Desmond Tutu was more practical, as is his way. He said he accepts the premise, that the other party is truly in the wrong. And in such cases he isn't angry: he is sad for them, that they are wasting the opportunity given to them on this day. Look how they are wasting their humanity.

I don't know why, but I think the reflections of these two men, both of whom have faced massive struggles for much of their lives, may be an inspiration to you in the months ahead.
Radical Acceptance, by Brach   |   Self-Compassion, by Neff    |   Mindfulness, by Williams   |   The Book of Joy, by the Dalai Lama and Tutu
Healing From Family Rifts, by Sichel   |  Stop Walking on Egshells, by Mason    |    Emotional Blackmail, by Susan Forward

Marianne

Thanks.

That helps. I will put a note with that on it to my wall or so. It is inspiring.

I'm happy to feel the sadness, fear, guilt and anger of it all, instead of being in denial and dissociation. Strangely. Because these are the real feelings. But I also hope to practice compassion. I too made many mistakes. With my parents, with my kid. I think if I can be real, not masked, my kid will benefit.

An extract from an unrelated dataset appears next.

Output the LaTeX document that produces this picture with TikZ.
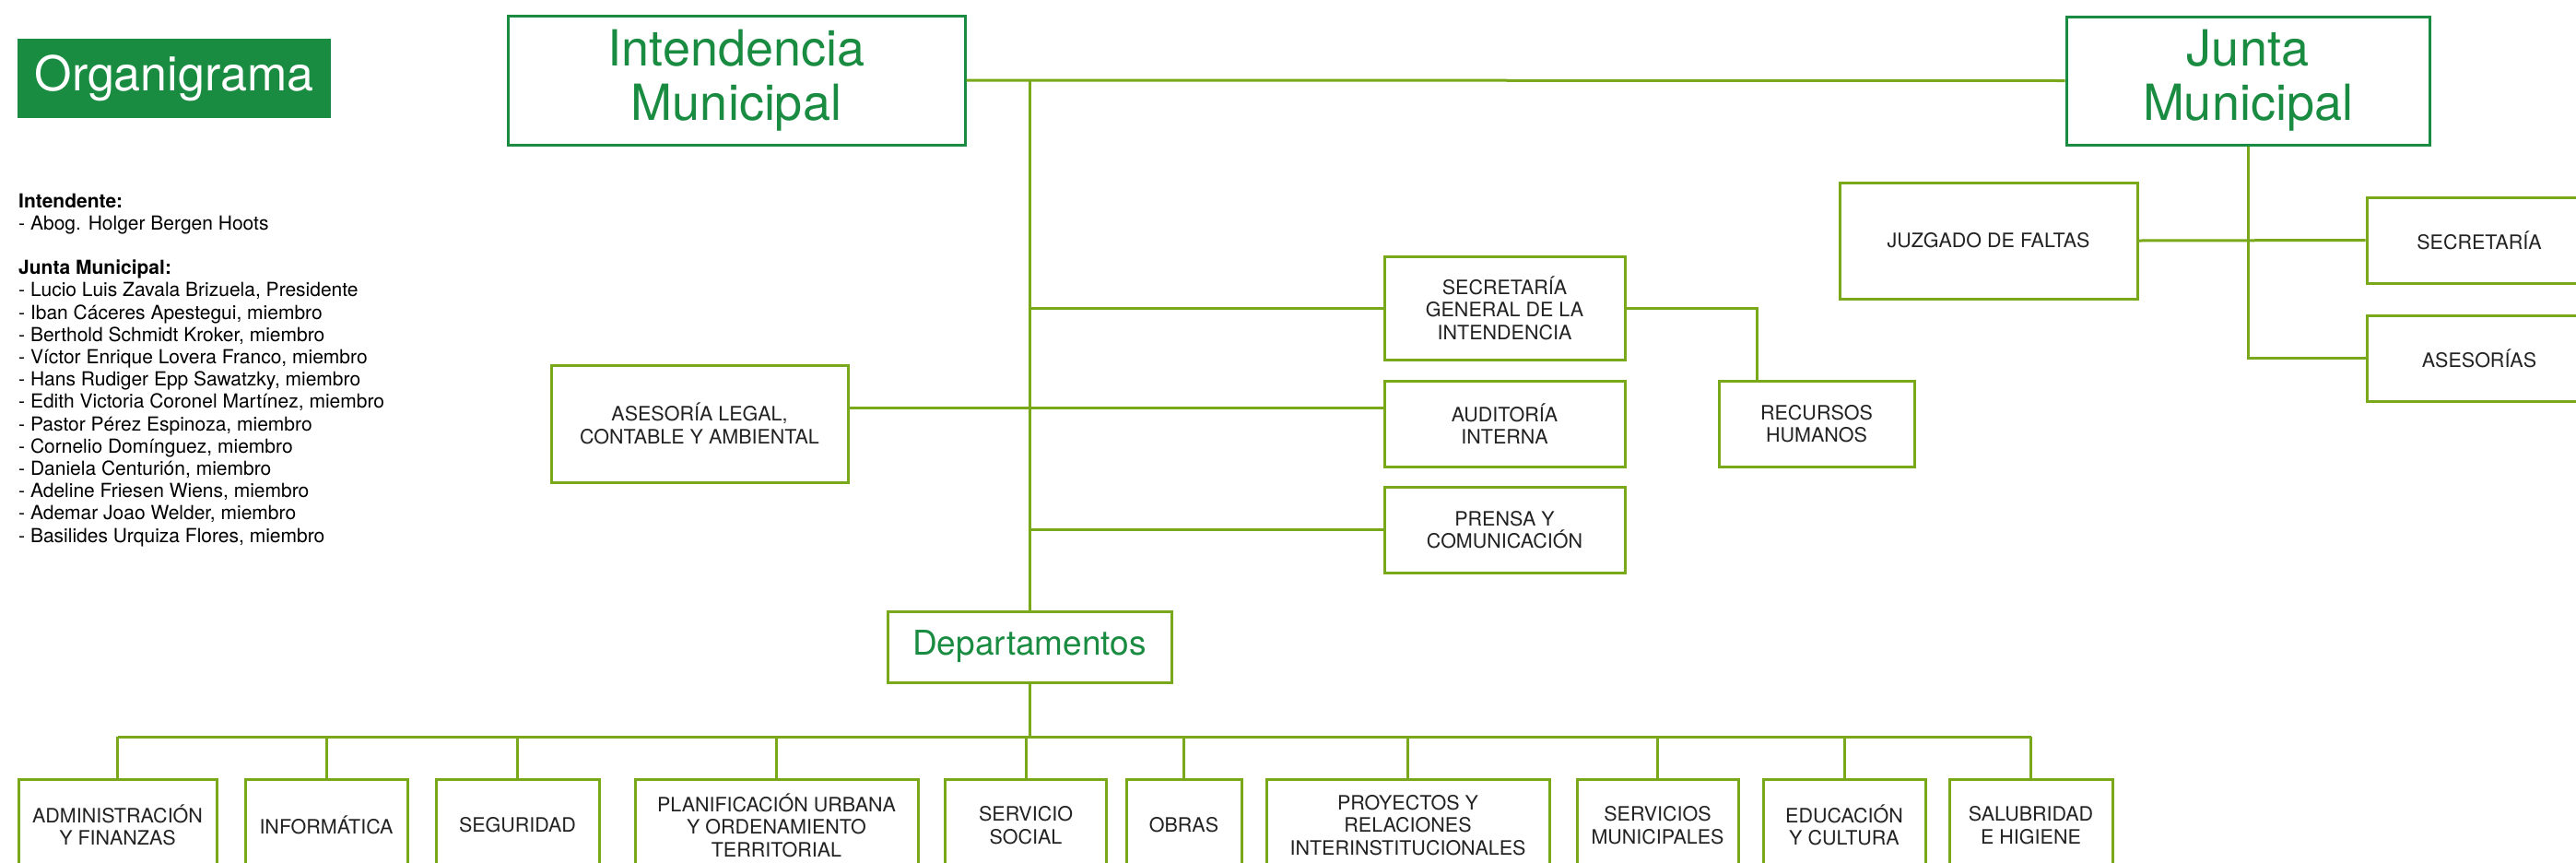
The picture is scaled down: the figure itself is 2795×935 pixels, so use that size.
\documentclass[tikz,border=0pt]{standalone}
\usepackage{fontspec}
\setmainfont{TeX Gyre Heros}
\definecolor{dgreen}{HTML}{1A8C42}
\definecolor{lime}{HTML}{79A81B}
\definecolor{ink}{HTML}{222222}
\tikzset{
  conn/.style={draw=lime, line width=3pt},
  lbox/.style={draw=lime, line width=3pt, inner sep=0pt, align=center, text=ink,
    font=\fontsize{21.5}{24.5}\selectfont},
  tbox/.style={draw=dgreen, line width=3pt, inner sep=0pt, align=center, text=dgreen,
    font=\fontsize{54}{59}\selectfont},
  infoline/.style={anchor=base west, inner sep=0pt, text=black, font=\fontsize{21}{24}\selectfont},
}
\begin{document}
\begin{tikzpicture}[x=1pt,y=-1pt]
\fill[white] (0,0) rectangle (2795,935);
\useasboundingbox (0,0) rectangle (2795,935);

% title
\node[fill=dgreen, minimum width=340pt, minimum height=86pt, inner sep=0pt, text=white,
  font=\fontsize{52}{52}\selectfont] (org) at (189,85) {Organigrama};

% info text
\foreach \t [count=\i from 0] in {{\textbf{Intendente:}},{- Abog. Holger Bergen Hoots},{},{\textbf{Junta Municipal:}},
  {- Lucio Luis Zavala Brizuela, Presidente},{- Iban Cáceres Apestegui, miembro},{- Berthold Schmidt Kroker, miembro},
  {- Víctor Enrique Lovera Franco, miembro},{- Hans Rudiger Epp Sawatzky, miembro},{- Edith Victoria Coronel Martínez, miembro},
  {- Pastor Pérez Espinoza, miembro},{- Cornelio Domínguez, miembro},{- Daniela Centurión, miembro},
  {- Adeline Friesen Wiens, miembro},{- Ademar Joao Welder, miembro},{- Basilides Urquiza Flores, miembro}}
  \node[infoline] (info\i) at (20,{225+\i*24.2}) {\t};

% top level
\node[tbox, minimum width=496pt, minimum height=140pt] (int) at (799,87) {Intendencia\\Municipal};
\node[tbox, minimum width=394pt, minimum height=139pt] (jun) at (2439,87.5) {Junta\\Municipal};

% junta side
\node[lbox, minimum width=323pt, minimum height=126pt] (juz) at (2157.5,261) {JUZGADO DE FALTAS};
\node[lbox, minimum width=244pt, minimum height=93pt] (sec) at (2690,260.5) {SECRETARÍA};
\node[lbox, minimum width=244pt, minimum height=93pt] (ase) at (2690,388.5) {ASESORÍAS};

% intendencia side
\node[lbox, minimum width=261pt, minimum height=112pt] (sg) at (1632.5,334) {SECRETARÍA\\GENERAL DE LA\\INTENDENCIA};
\node[lbox, minimum width=322pt, minimum height=127pt] (asl) at (759,459.5) {ASESORÍA LEGAL,\\CONTABLE Y AMBIENTAL};
\node[lbox, minimum width=261pt, minimum height=93pt] (aud) at (1632.5,459.5) {AUDITORÍA\\INTERNA};
\node[lbox, minimum width=212pt, minimum height=93pt] (rh) at (1971,459.5) {RECURSOS\\HUMANOS};
\node[lbox, minimum width=261pt, minimum height=93pt] (pr) at (1632.5,574.5) {PRENSA Y\\COMUNICACIÓN};

\node[lbox, minimum width=308pt, minimum height=77pt, text=dgreen, font=\fontsize{37}{40}\selectfont] (dep) at (1117,701.5) {Departamentos};

% departments
\node[lbox, minimum width=215pt, minimum height=100pt] (adm) at (127.5,895) {ADMINISTRACIÓN\\Y FINANZAS};
\node[lbox, minimum width=176pt, minimum height=100pt] (inf) at (354,895) {INFORMÁTICA};
\node[lbox, minimum width=177pt, minimum height=100pt] (seg) at (561.5,895) {SEGURIDAD};
\node[lbox, minimum width=307pt, minimum height=100pt] (pla) at (842.5,895) {PLANIFICACIÓN URBANA\\Y ORDENAMIENTO\\TERRITORIAL};
\node[lbox, minimum width=175pt, minimum height=100pt] (soc) at (1113,895) {SERVICIO\\SOCIAL};
\node[lbox, minimum width=125pt, minimum height=100pt] (obr) at (1284.5,895) {OBRAS};
\node[lbox, minimum width=307pt, minimum height=100pt] (pro) at (1527.5,895) {PROYECTOS Y\\RELACIONES\\INTERINSTITUCIONALES};
\node[lbox, minimum width=175pt, minimum height=100pt] (mun) at (1798.5,895) {SERVICIOS\\MUNICIPALES};
\node[lbox, minimum width=176pt, minimum height=100pt] (edu) at (2001,895) {EDUCACIÓN\\Y CULTURA};
\node[lbox, minimum width=177pt, minimum height=100pt] (sal) at (2203.5,895) {SALUBRIDAD\\E HIGIENE};

% connectors
\coordinate (trunk) at (1117,87);
\coordinate (bus) at (0,799);
\draw[conn] (int.east) -- (jun.west);
\draw[conn] (trunk) -- (dep.north);
\draw[conn] (trunk |- sg.west) -- (sg.west);
\draw[conn] ([yshift=17.5pt]asl.east) -- ([yshift=17.5pt]aud.west);
\draw[conn] (trunk |- pr.west) -- (pr.west);
\draw[conn] (sg.east) -| ([xshift=-65pt]rh.north);
\draw[conn] (jun.south) |- (ase.west);
\draw[conn] (juz.east) -- (sec.west);
\draw[conn] (dep.south) -- (dep.south |- bus);
\draw[conn] (adm.north |- bus) -- (sal.north |- bus);
\foreach \n in {adm,inf,seg,pla,soc,obr,pro,mun,edu,sal}
  \draw[conn] (\n.north |- bus) -- (\n.north);
\end{tikzpicture}
\end{document}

I also need to mind myself a bit. Dad was nasty yesterday, kinder today, and saying there was nothing wrong at all. It makes me wonder again: did I imagine it all?


Marianne

#18
Sorry for writing a lot. A lot is happening emotionally for me.

I begged the big service providers I was in care with for therapy for years and years. They didn't offer it. Now I could start with a smaller provider. After a waiting list of a year. But I found out the insurance doesn't pay. Even if there are gigantic waiting lists, they offer only a limited number of treatment places each year. And half-way the year they reached the ceiling. And won't pay the provider anymore. Even if they have room. Searching for something else now.

The fear-flashback of my dad subsided. And made way for guilt. I'm trying to keep room for all sides in my mind at the same time, but it is something I struggle with. I'm integrating things. Yes, my parents made bad mistakes when parenting me and hurt me and my son. Yes, they also tried their best and had loving sides. Yes, I also made mistakes. Some a lot worse than my parents. Yes, I also tried my best. And there are also some things I do better. For instance, not shifting the blame to my son, but telling him when I make a mistake. Saying sorry and then trying to work on it. I just really hope we will be okay.

Also, I did a few good things today. I volunteered. I work in a coffee bar and got a few compliments. A regular customer said he likes the way I work, because I have attention to the customers. Another regular said she was donating money (it's a community project) especially because of me, because she thinks I'm a kind person, who always has a nice word for the people coming there. And a colleague said he was happy with the way I work. I'm not so dependent on external judgements anymore, but it's still nice to hear.

I also am proud of my son. I needed to bribe him with the promise of eating ice cream together, which he loves most of all. (Not really sure if that bribing is stupid or not). But the last few convo's he started to speak up more if he sensed his own need/boundary/feeling. Besides that, also relaxing a bit and just joking, having fun.

Happy the worst fear is over. Now still getting rid of all the guilt.


hhaw

Keep posting, M. This can be a type of journal for you.....
and we can be compassionate listeners who "get it" for you too.

I'm glad you're feeling better and helping others.  That really is helpful, IME.

There might be mental health folks in your area who charge according to a sliding scale. 

Check with different sources.... ask about sliding scale mental health care.   I don't know anything about online healthcare services, but they seem to be very popular and getting more common.  Check them out.  Ask for referals and don't stop asking.



hhaw



What you are speaks so loudly in my ears.... I can't hear a word you're saying.

When someone tells you who they are... believe them.

"That which does not kill us, makes us stronger."
Nietchzsche

"It is better to light a candle than curse the darkness."